Liberty, however, does not have to be American-style liberty. In fact, in our day and age of progressive law and Hollywood permeation of American society, it would be well for the rest of the world to not look too closely at America as a pattern for the kind of liberty they should like to enjoy.
This is the essence of Islamic ambivalence (and sometimes hatred) for America. Muslims the world over, quite accurately see the freedom that America wants to share with them as the political and entertainmental America. They are offended by this brand of "freedom" and they also fear it--for good reason.
Other nations and peoples form their opinions about the United States from our media. They watch our news, our movies, and our television programs. The messages they hear include the following: (1) that women should be just like men, (2) that homosexuality is okay, (3) that it is passe' to worship God and attend religious services, and (4) that the nuclear family is unimportant.
Imagine if you belonged to a country in which another nation occupied your land and told you they were giving you freedom. Then conjure up in your mind the "freedoms" listed in the above paragraph. You might not think so highly of democracy either.
One of the greatest failings of the Bush Administration in its attempt to bring democracy to the Middle East is not having explained that family, faith, and morality are time-tested and important ingredients of American democracy, and that American democracy is being hijacked by a small group of Americans who want to hijack these same values away from other countries.
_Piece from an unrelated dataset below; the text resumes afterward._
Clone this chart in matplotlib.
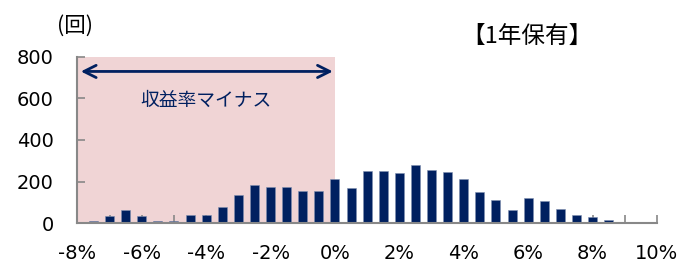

The Bush administration, besides having never apologized to the Iraqi people for the moral debaucheries of Abu Ghraib, seemed not even to recognize that it was the moral aspect of Abu Ghraib (not the torture) that so soured the Iraqi attitude toward American assistance in their democratic experiment.
Muslims and Christians have a great deal in common, but we Americans seem to go out of our way to avoid drawing this distinctive similarity. I remember the look of surprise when I explained to an Iraqi husband and father that he had a beautiful family, and that my most prized possession was also my family.
The Church of Jesus Christ of Latter-Day Saints has this to say about the Constitution of the United States:
76 And again I say unto you, those who have been scattered by their enemies, it is my will that they should continue to importune for redress, and redemption, by the hands of those who are placed as rulers and are in authority over you—
77 According to the laws and constitution of the people, which I have suffered to be established, and should be maintained for the rights and protection of all flesh, according to just and holy principles;
78 That every man may act in doctrine and principle pertaining to futurity, according to the moral agency which I have given unto him, that every man may be accountable for his own sins in the day of judgment.
79 Therefore, it is not right that any man should be in abondage one to another.
80 And for this purpose have I established the Constitution of this land, by the hands of wise men whom I raised up unto this very purpose...
This does not mean that every nation must adopt the Constitution of the United States. In fact, the people of Iraq adopted a Constitution all their own.
This sentiment does, however, mean that such Constitutional liberties are right for all people to enjoy--that all people are children of God with the inherent right to choose how they will worship and what they will think and be.
It's time that the real America stand up and that we let those we are trying to help learn that we are not foisting licentiousness on them, but that we truly want them to enjoy the blessings of liberty, as is every person's God-given right.
Then maybe they'd believe that we're serious about helping them achieve their liberty. They may not want our immorality (which some among us call freedom), and I don't blame them. But every person understands what freedom is--and every person wants to enjoy it.